Read More: Key Benefits of Cash Flow Forecasting for Your Company
Step 5: Build Your Profit & Loss Forecast
You can build your profit and loss statement with revenue, COGS, and operating expenses in place. This shows your projected net income—what’s left after all expenses are subtracted from revenue.
Startups often show losses in the early months or even years. That’s okay, as long as there’s a clear path to profitability. What matters is that you understand when you might break even and what it takes to get there.
Your P&L forecast helps you identify whether your business model makes financial sense and how much cash you’ll need to survive until revenue ramps up.
Step 6: Build Your Cash Flow Forecast
Profit doesn’t always equal cash in hand. You may invoice a customer in January but not get paid until March. You might buy inventory months before you sell it. These timing differences can cause cash flow problems even in seemingly profitable businesses.
A cash flow forecast shows when money actually enters and leaves your account. This includes revenue, COGS, and operating expenses—but also things like tax payments, loan repayments, and funding injections.
Start with your current cash balance. Add cash inflows and subtract monthly outflows to track your projected cash position. If it dips too low, that’s a red flag—and a signal that you may need to raise capital, cut costs, or delay spending.
This forecast is significant for startups with long sales cycles or large upfront costs.
Step 7: Model Different Scenarios
No forecast is complete without considering what could go wrong—or better yet, what could go really right.
Build different versions of your forecast: a base case (most likely scenario), a worst case (if growth is slower or costs are higher), and a best case (if things take off faster than expected).

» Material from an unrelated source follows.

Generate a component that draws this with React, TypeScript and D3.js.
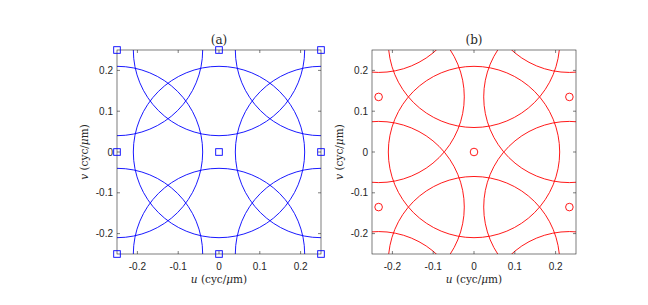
import React from 'react';
import { scaleLinear } from 'd3';

// data
const TICKS = [-0.2, -0.1, 0, 0.1, 0.2];
const TICK_LABELS = ['-0.2', '-0.1', '0', '0.1', '0.2'];
const RADIUS = 0.21;

// square lattice (a)
const SQ_U = [-0.25, 0, 0.25, -0.25, 0, 0.25, -0.25, 0, 0.25];
const SQ_V = [0.25, 0.25, 0.25, 0, 0, 0, -0.25, -0.25, -0.25];

// hexagonal lattice (b)
const HEX_U = [0, 0, 0, 0.2338, 0.2338, -0.2338, -0.2338, 0.2338, 0.2338, -0.2338, -0.2338];
const HEX_V = [0, 0.27, -0.27, 0.135, -0.135, 0.135, -0.135, 0.405, -0.405, 0.405, -0.405];

const W = 648;
const H = 305;
const TOP = 50;
const BOT = 254;
const AX = '#262626';
const SERIF = "'DejaVu Serif', serif";

type PanelProps = {
	id: string;
	left: number;
	title: string;
	us: number[];
	vs: number[];
	color: string;
	marker: 'square' | 'circle';
};

function Panel({ id, left, title, us, vs, color, marker }: PanelProps) {
	const size = BOT - TOP;
	const x = scaleLinear().domain([-0.25, 0.25]).range([left, left + size]);
	const y = scaleLinear().domain([-0.25, 0.25]).range([BOT, TOP]);
	const r = x(RADIUS) - x(0);
	const pts = us.map((u, i) => ({ u, v: vs[i] }));
	const inView = pts.filter((p) => Math.abs(p.u) <= 0.2501 && Math.abs(p.v) <= 0.2501);
	const tl = 3;
	const cx = left + size / 2;
	const ylx = left - 29;
	const yly = (TOP + BOT) / 2;

	return (
		<g>
			<defs>
				<clipPath id={id}>
					<rect x={left} y={TOP} width={size} height={size} />
				</clipPath>
			</defs>
			<rect x={left} y={TOP} width={size} height={size} fill="#fff" />
			<g clipPath={`url(#${id})`}>
				{pts.map((p, i) => (
					<circle key={i} cx={x(p.u)} cy={y(p.v)} r={r} fill="none" stroke={color} strokeWidth={0.9} />
				))}
			</g>
			{/* ticks */}
			{TICKS.map((t) => (
				<g key={t} stroke={AX} strokeWidth={0.6}>
					<line x1={x(t)} x2={x(t)} y1={BOT} y2={BOT - tl} />
					<line x1={x(t)} x2={x(t)} y1={TOP} y2={TOP + tl} />
					<line x1={left} x2={left + tl} y1={y(t)} y2={y(t)} />
					<line x1={left + size} x2={left + size - tl} y1={y(t)} y2={y(t)} />
				</g>
			))}
			<rect x={left} y={TOP} width={size} height={size} fill="none" stroke={AX} strokeWidth={0.6} />
			{/* markers */}
			{inView.map((p, i) =>
				marker === 'square' ? (
					<rect key={i} x={x(p.u) - 3.3} y={y(p.v) - 3.3} width={6.6} height={6.6} fill="none" stroke={color} strokeWidth={0.9} />
				) : (
					<circle key={i} cx={x(p.u)} cy={y(p.v)} r={3.8} fill="none" stroke={color} strokeWidth={0.9} />
				),
			)}
			{/* tick labels */}
			<g fontFamily="'Liberation Sans', Arial, sans-serif" fontSize={10} fill={AX}>
				{TICKS.map((t, i) => (
					<text key={`x${t}`} x={x(t)} y={270} textAnchor="middle">
						{TICK_LABELS[i]}
					</text>
				))}
				{TICKS.map((t, i) => (
					<text key={`y${t}`} x={left - 4} y={y(t) + 3.5} textAnchor="end">
						{TICK_LABELS[i]}
					</text>
				))}
			</g>
			<g fontFamily={SERIF} fontSize={10.5} fill={AX}>
				<text x={cx} y={44} textAnchor="middle" fontSize={12}>
					{title}
				</text>
				<text x={cx} y={283} textAnchor="middle">
					<tspan fontStyle="italic">u</tspan> (cyc/<tspan fontStyle="italic">μ</tspan>m)
				</text>
				<text x={ylx} y={yly} textAnchor="middle" transform={`rotate(-90 ${ylx} ${yly})`}>
					<tspan fontStyle="italic">v</tspan> (cyc/<tspan fontStyle="italic">μ</tspan>m)
				</text>
			</g>
		</g>
	);
}

export default function App() {
	return (
		<svg width={W} height={H} style={{ position: 'absolute', left: 0, top: 0, background: '#fff' }}>
			<rect width={W} height={H} fill="#fff" />
			<Panel id="clipA" left={117} title="(a)" us={SQ_U} vs={SQ_V} color="#0000ff" marker="square" />
			<Panel id="clipB" left={372} title="(b)" us={HEX_U} vs={HEX_V} color="#ff0000" marker="circle" />
		</svg>
	);
}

Scenario modeling helps you prepare for uncertainty and make contingency plans. It also shows investors that you’ve thought things through and aren’t blindly optimistic.
You don’t need to change every line item—just adjust a few key variables like sales growth, pricing, or marketing spend to see the impact on your bottom line.

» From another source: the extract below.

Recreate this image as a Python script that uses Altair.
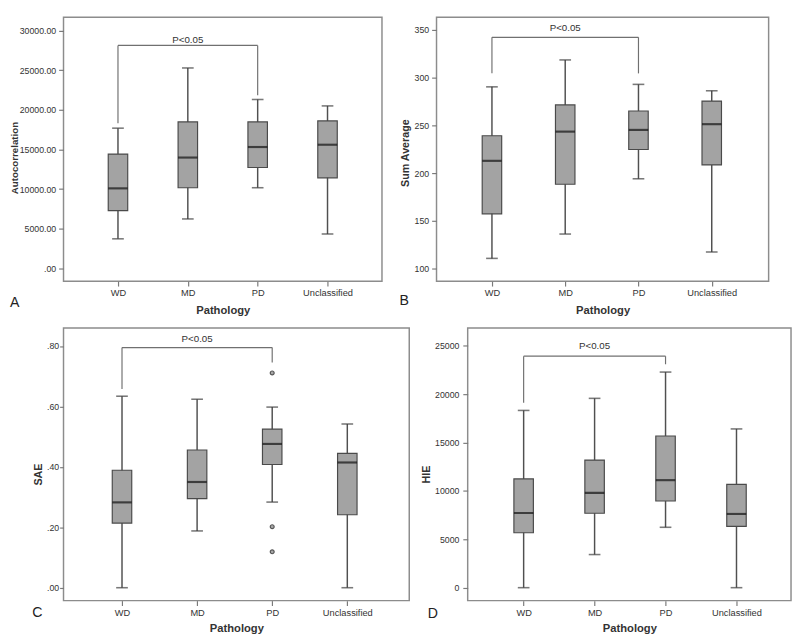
import altair as alt
import pandas as pd

FONT = "Liberation Sans, Arial, Helvetica, sans-serif"
CATS = ["WD", "MD", "PD", "Unclassified"]

# ---- Panel A: Autocorrelation ----
A_LO = [3730, 6240, 10180, 4340]
A_Q1 = [7300, 10180, 12730, 11430]
A_MED = [10100, 13990, 15320, 15610]
A_Q3 = [14430, 18490, 18490, 18610]
A_HI = [17700, 25300, 21320, 20510]
A_TICKS = [0, 5000, 10000, 15000, 20000, 25000, 30000]
A_BRACKET = [28150, 18320, 21850]  # bar level, WD leg end, PD leg end

# ---- Panel B: Sum Average ----
B_LO = [110.8, 136.3, 194.2, 117.5]
B_Q1 = [157.5, 188.5, 224.9, 208.7]
B_MED = [213.0, 243.6, 245.4, 251.4]
B_Q3 = [239.3, 271.6, 265.2, 275.6]
B_HI = [290.5, 318.7, 293.1, 286.4]
B_TICKS = [100, 150, 200, 250, 300, 350]
B_BRACKET = [342.4, 304.8, 304.6]

# ---- Panel C: SAE ----
C_LO = [0.0, 0.188, 0.2835, 0.0]
C_Q1 = [0.214, 0.295, 0.408, 0.2416]
C_MED = [0.2825, 0.350, 0.476, 0.4146]
C_Q3 = [0.389, 0.456, 0.525, 0.445]
C_HI = [0.634, 0.624, 0.598, 0.542]
C_OUT_CAT = [2, 2, 2]
C_OUT_VAL = [0.711, 0.202, 0.119]
C_TICKS = [0.0, 0.2, 0.4, 0.6, 0.8]
C_BRACKET = [0.795, 0.658, 0.746]

# ---- Panel D: HIE ----
D_LO = [0, 3422, 6240, 0]
D_Q1 = [5676, 7689, 8957, 6340]
D_MED = [7719, 9802, 11111, 7618]
D_Q3 = [11241, 13184, 15670, 10668]
D_HI = [18316, 19565, 22281, 16405]
D_TICKS = [0, 5000, 10000, 15000, 20000, 25000]
D_BRACKET = [23922, 19121, 23087]

P_TEXT = "P<0.05"
X_TITLE = "Pathology"

CAT_EXPR = "[" + ",".join("'%s'" % c for c in CATS) + "][datum.value]"


def panel(lo, q1, med, q3, hi, ticks, ydom, yexpr, ytitle, ytitle_size,
          letter, bracket, w, h, xdom, title_x, title_y, letter_x, letter_y,
          label_pad=3, tick_size=5, out_cat=None, out_val=None, text_dy=-8,
          xtitle_y=24):
    df = pd.DataFrame({"idx": list(range(len(CATS))), "cat": CATS,
                       "lo": lo, "q1": q1, "med": med, "q3": q3, "hi": hi})
    xs = alt.Scale(domain=xdom, nice=False, zero=False)
    ys = alt.Scale(domain=ydom, nice=False, zero=False)
    x_axis = alt.Axis(values=list(range(len(CATS))), labelExpr=CAT_EXPR,
                      title=X_TITLE, grid=False, domain=False, tickSize=5,
                      tickColor="#7a7a7a", tickWidth=1.2, labelFontSize=9.5,
                      labelColor="#333333", labelPadding=2, labelFlush=False,
                      titleFontSize=11.5, titleFontWeight="bold", titleColor="#333333",
                      titleY=xtitle_y, titleBaseline="top")
    y_axis = alt.Axis(values=ticks, labelExpr=yexpr, title=ytitle, grid=False,
                      domain=False, tickSize=tick_size, tickColor="#7a7a7a", tickWidth=1.2,
                      labelFontSize=9, labelColor="#333333", labelPadding=label_pad,
                      labelFlush=False, labelOverlap=False,
                      titleFontSize=ytitle_size, titleFontWeight="bold", titleColor="#333333",
                      titleX=title_x, titleY=title_y, titleBaseline="bottom", titleAngle=270)
    base = alt.Chart(df)
    whisk = base.mark_rule(color="#505050", strokeWidth=1.5).encode(
        x=alt.X("idx:Q", scale=xs, axis=x_axis),
        y=alt.Y("lo:Q", scale=ys, axis=y_axis), y2="hi:Q")
    cap_lo = base.mark_tick(orient="horizontal", size=12, thickness=1.6, color="#404040").encode(
        x="idx:Q", y="lo:Q")
    cap_hi = base.mark_tick(orient="horizontal", size=12, thickness=1.6, color="#404040").encode(
        x="idx:Q", y="hi:Q")
    box = base.mark_bar(size=20, fill="#a3a3a3", stroke="#4a4a4a", strokeWidth=1.2).encode(
        x="idx:Q", y="q1:Q", y2="q3:Q")
    mid = base.mark_tick(orient="horizontal", size=20, thickness=2.2, color="#111111").encode(
        x="idx:Q", y="med:Q")
    layers = [whisk, cap_lo, cap_hi, box, mid]

    if out_cat is not None:
        dfo = pd.DataFrame({"idx": out_cat, "v": out_val})
        pts = alt.Chart(dfo).mark_point(shape="circle", filled=True, size=16, fill="#a8a8a8",
                                        stroke="#555555", strokeWidth=1.2, opacity=1).encode(
            x="idx:Q", y="v:Q")
        layers.append(pts)

    lev, e_wd, e_pd = bracket
    i_wd, i_pd = CATS.index("WD"), CATS.index("PD")
    dfb = pd.DataFrame({"x0": [i_wd], "x1": [i_pd], "lev": [lev]})
    bar_h = alt.Chart(dfb).mark_rule(color="#707070", strokeWidth=1.2).encode(
        x="x0:Q", x2="x1:Q", y="lev:Q")
    dfl = pd.DataFrame({"idx": [i_wd, i_pd], "lev": [lev, lev], "end": [e_wd, e_pd]})
    legs = alt.Chart(dfl).mark_rule(color="#707070", strokeWidth=1.2).encode(
        x="idx:Q", y="lev:Q", y2="end:Q")
    dft = pd.DataFrame({"idx": [(i_wd + i_pd) / 2], "lev": [lev], "t": [P_TEXT]})
    ptxt = alt.Chart(dft).mark_text(baseline="middle", dy=text_dy, fontSize=10,
                                    color="#333333", font=FONT).encode(
        x="idx:Q", y="lev:Q", text="t:N")
    dfL = pd.DataFrame({"t": [letter]})
    let = alt.Chart(dfL).mark_text(align="left", baseline="middle", fontSize=14.5,
                                   color="#222222", font=FONT).encode(
        x=alt.value(letter_x), y=alt.value(h + letter_y), text="t:N")
    layers += [bar_h, legs, ptxt, let]
    return alt.layer(*layers).properties(width=w, height=h)


A = panel(A_LO, A_Q1, A_MED, A_Q3, A_HI, A_TICKS, [-1620, 31700],
          "datum.value == 0 ? '.00' : format(datum.value, '.2f')",
          "Autocorrelation", 10, "A", A_BRACKET, 327, 271, [-0.71, 3.71],
          -45.5, 144, -55, 22, text_dy=-5)
B = panel(B_LO, B_Q1, B_MED, B_Q3, B_HI, B_TICKS, [86.9, 363.4],
          "format(datum.value, 'd')",
          "Sum Average", 11, "B", B_BRACKET, 341, 271, [-0.69, 3.71],
          -27, 139, -38, 20, text_dy=-9)
C = panel(C_LO, C_Q1, C_MED, C_Q3, C_HI, C_TICKS, [-0.0428, 0.860],
          "substring(format(datum.value, '.2f'), 1)",
          "SAE", 11, "C", C_BRACKET, 355, 280, [-0.714, 3.76],
          -21, 150, -32, 13, label_pad=1, tick_size=4,
          out_cat=C_OUT_CAT, out_val=C_OUT_VAL, text_dy=-9, xtitle_y=23)
D = panel(D_LO, D_Q1, D_MED, D_Q3, D_HI, D_TICKS, [-1340, 26840],
          "format(datum.value, 'd')",
          "HIE", 11, "D", D_BRACKET, 332, 280, [-0.72, 3.70],
          -37, 150, -41, 14, label_pad=4, text_dy=-10, xtitle_y=23)

row1 = alt.hconcat(A, B, spacing=16)
row2 = alt.hconcat(C, D, spacing=10)
chart = alt.vconcat(row1, row2, spacing=10).properties(
    padding=0, background="#ffffff"
).configure_view(
    stroke="#8c8c8c", strokeWidth=1.5
).configure_axis(
    labelFont=FONT, titleFont=FONT
).configure_text(font=FONT)

chart.save("out.html", embed_options={"renderer": "svg", "actions": False})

How Investors View Your Forecast?
Investors know that forecasts aren’t crystal balls. They’re not expecting perfection—but they are expecting insight. They want to see that you understand your business model, your market, and your numbers.
A forecast that’s wildly unrealistic can do more harm than good. So be transparent about your assumptions, and if you’re unsure about something, say so. Many investors will dig into your assumptions during due diligence, so be prepared to explain how you arrived at your numbers.
Focus on telling a story with your forecast—one that aligns with your vision, shows how you plan to grow, and proves you’ve thought through the details.
Conclusion
Financial forecasting may seem like a daunting task, especially when you’re deep in the weeds of building your startup. But it’s one of the most valuable things you can do for your business. It turns your idea into a roadmap, your passion into a plan, and your strategy into something measurable.
By following the steps in this guide, you’ll be able to build a financial forecast that not only makes sense but gives you confidence and control. Whether you’re pitching to investors, planning your cash runway, or simply trying to grow responsibly, forecasting is the tool that turns dreams into doable.
So take the time to do it right. Start small, iterate often, and don’t be afraid to revise your numbers as you learn. After all, the best startup founders aren’t just dreamers—they’re planners too.